Today’s reality is a Trump administration. Many center-right pragmatists are of a similar mind to Trump’s conservative critics (I voted for Republicans other than Mr. Trump twice in 2016). While the self-labeled remnant challenges conservatives to live up to a higher standard, others counter that we should leverage unified Republican government to secure policy wins. This doesn’t mean pragmatists endorse all of the president’s behavior before or during his presidency, as many of us certainly do not.

But President Trump has assembled a fairly conservative administration that is enabling the Right to secure real victories. We shouldn’t be so quick to cast stones at conservatives, like Paul Ryan, who chose to grit their teeth and make the best of things. Nor should pro-Trump or Trump-pragmatist factions fire at #NeverTrump friends for whom the president’s behavior is disqualifying. We, myself included, should try to better understand the perspective of those with whom we share common ground, but differ over tactics. We are in this together.

That brings me back to what I tried to say in my last article: that the stakes in the culture war are far more important than fraternal differences over Trump.
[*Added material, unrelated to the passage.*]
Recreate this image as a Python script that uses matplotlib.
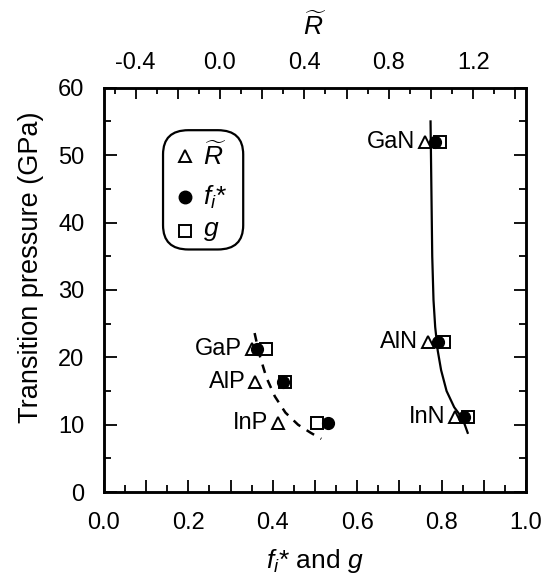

Highlighting the scene from “The Untouchables” was by no means a call to violence. Remember that Elliot Ness responded to Malone’s question by saying he was willing to do “Everything within the law.” My intent was to draw a parallel to a high-stakes situation that required absolute resolve and deploying all the tools at your disposal to prevail. (And yes, I know it’s a movie.)

Protecting our liberal order will require supplementing op-eds and podcasts, which were insufficient to deny Trump the Republican nomination, with additional steps. Nassim Nicholas Taleb, commenting on a book examining how Peter Thiel brought down Gawker through litigation, said it well.

Persuasion and ideas are essential tools for engaging our fellow citizens. But they won’t be effective if our institutions continue to produce citizens who aren’t open to being persuaded. Changing the current trajectory also requires lawsuits, government action, harnessing pop culture to reach a mass audience, and building (or rehabilitating) institutions.

Why can’t conservative philanthropists fund a college, or networks of K-12 schools, along the lines of what Josiah Bunting has proposed? Why can’t we bring Charles Murray’s Madison Fund to life? Why doesn’t someone seize the market opportunity to produce high-quality entertainment for Americans who want an alternative to the prevailing messages in pop culture?

Our best thinkers should suggest steps that Americans of more modest means can take. Let me offer an example: If you’re worried about America losing its sense of community, organize a neighborhood cookout and get to know your neighbors as people, not just by their bumper sticker.

If the hollowing out of religion concerns you, invite a friend to your place of worship. The conservative response to illiberalism can’t just be through the written or spoken word. It should be through how we live our lives. If we believe in the value of the ideals that motivate us, we should show others the benefit that comes through living them in practice.

Our ultimate fight is not within the ranks of the center-right. It is with an increasingly hegemonic Left that seeks to roll back liberalism on multiple fronts. Sparring helps to sharpen our arguments—until it draws blood. Whether you are a persuader or a doer, save your strength for the fight that really matters: the culture war. Maintain hope, and know the country has endured worse.